The European Banking Authority published today its report on the functioning of supervisory colleges in 2017, which summarises the EBA’s assessment of the colleges’ activities against the EBA 2017 Colleges Action Plan and the relevant regulation(s).
Supervisory colleges are the main discussion table for coordination and programming of supervisory activities. The involved parties can share information about the supervised entity, conduct liquidity risk assessment and reach decisions both on the entity’s specific requirements and ad-hoc recovery plans needed.
The EBA identified four key topics worth of supervisory attention for 2017: non-performing loans and balance sheet cleaning, business model sustainability, operational risk (including conduct risk and IT risk) and comparability of risk-weighted assets (RWA). The report also assesses the extent to which these topics have been reflected in the colleges’ work program.
The report concluded that the risk assessment supplied by colleges, although different in granularity, well summarized the evaluation of supervisory activity. Nevertheless, in some colleges, no improvements were observed for what concerns the timely distribution of mandatory annexes, covering capital and liquidity measures.

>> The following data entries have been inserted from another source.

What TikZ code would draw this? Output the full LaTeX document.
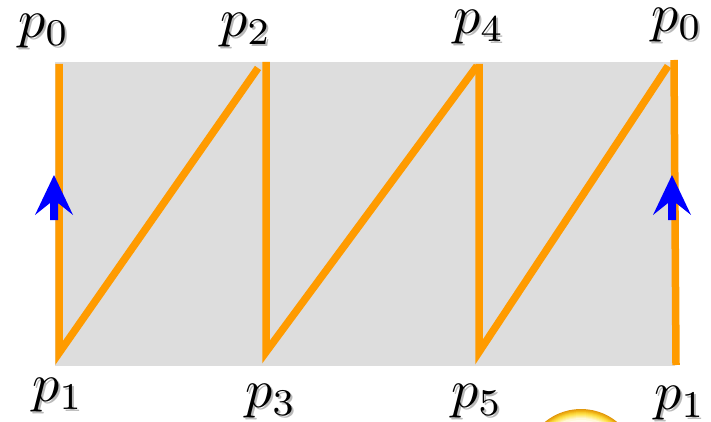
\documentclass[tikz,border=0pt]{standalone}
\definecolor{zigorange}{RGB}{255,155,0}
\definecolor{boxgray}{RGB}{221,221,221}
\definecolor{arrowblue}{RGB}{0,0,255}
\definecolor{shadowgray}{RGB}{185,185,185}
\definecolor{ballrim}{RGB}{225,152,12}
\definecolor{ballgold}{RGB}{242,184,24}
\definecolor{ballmid}{RGB}{255,228,80}
\definecolor{ballin}{RGB}{255,248,215}
\tikzset{
  zig/.style={draw=zigorange, line width=7.5pt, line join=miter, line cap=butt},
  dirarrow/.style={fill=arrowblue, draw=none},
  plabel/.style={inner sep=0pt, scale=5.4},
  pshadow/.style={plabel, text=shadowgray},
}
\newcommand{\plab}[3]{%
  \node[pshadow] (#1s) at ([shift={(1.8,1.8)}]#2) {$p_{#3}$};
  \node[plabel] (#1) at (#2) {$p_{#3}$};
}
\begin{document}
\begin{tikzpicture}[x=1pt,y=-1pt]
\useasboundingbox (0,0) rectangle (711,422);
% background panel
\fill[boxgray] (55,62) rectangle (675,366);
% zigzag corner points
\coordinate (a0) at (59,64);
\coordinate (a1) at (59,353);
\coordinate (a2e) at (258,68);
\coordinate (b0) at (266,62);
\coordinate (b1) at (266,352);
\coordinate (b2e) at (477,66);
\coordinate (c0) at (479,64);
\coordinate (c1) at (479,352);
\coordinate (c2e) at (668,66);
\coordinate (d0) at (674,60);
\coordinate (d1) at (676,365);
\path[zig] (a0) -- (a1) -- (a2e);
\path[zig] (b0) -- (b1) -- (b2e);
\path[zig] (c0) -- (c1) -- (c2e);
\path[zig] (d0) -- (d1);
% blue direction arrows
\foreach \cx/\nm in {54/la, 672/ra}{
  \coordinate (\nm) at (\cx,175);
  \fill[dirarrow] (\nm) -- ++(19,40) -- ++(-15,-12) -- ++(0,17) -- ++(-8,0) -- ++(0,-17) -- ++(-15,12) -- cycle;
}
% yellow ball peeking at the bottom
\coordinate (ball) at (581,466);
\foreach \r/\col in {57/ballrim, 56/ballrim!50!ballgold, 55/ballgold,
  54/ballgold!60!ballmid, 53/ballgold!30!ballmid, 52/ballmid,
  51/ballmid!75!ballin, 50/ballmid!50!ballin, 49/ballmid!25!ballin,
  48/ballin, 46/ballin!50!white}{
  \fill[\col] (ball) circle (\r);
}
% labels
\plab{lp0}{44,31}{0}
\plab{lp2}{246,30}{2}
\plab{lp4}{479,27}{4}
\plab{lp0r}{677,25}{0}
\plab{lp1}{58,395}{1}
\plab{lp3}{271,401}{3}
\plab{lp5}{477,401}{5}
\plab{lp1r}{680,403}{1}
\end{tikzpicture}
\end{document}
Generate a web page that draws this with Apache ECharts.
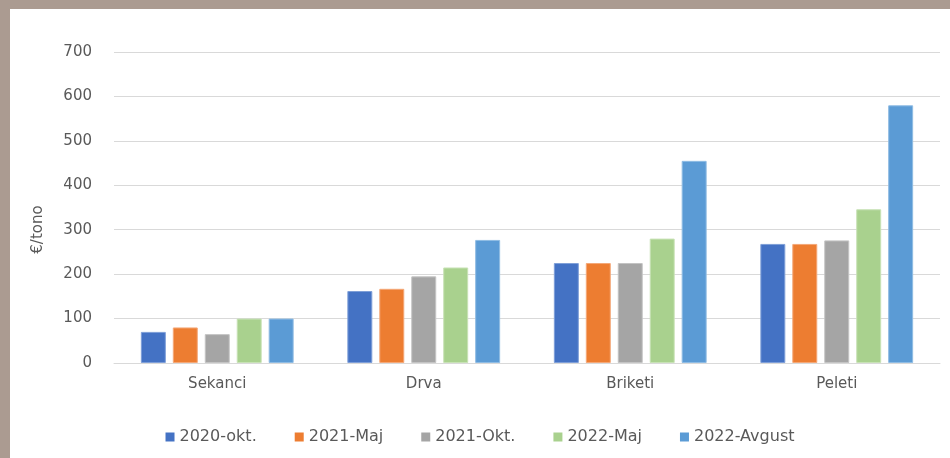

Considerable ameliorations in the capital and liquidity joint decisions were also observed. The granularity of information underlying the level of capital which was finally required after the joint decisions has improved considerably too, together with the articulation of the Pillar 2 capital requirement.
Significant improvements have thus been achieved over the last couple of years in college interactions, responsiveness, and in the quality, coverage and reasoning of the joint decision documents. Further efforts are however expected both from home and host supervisors to enhance the joint decision processes.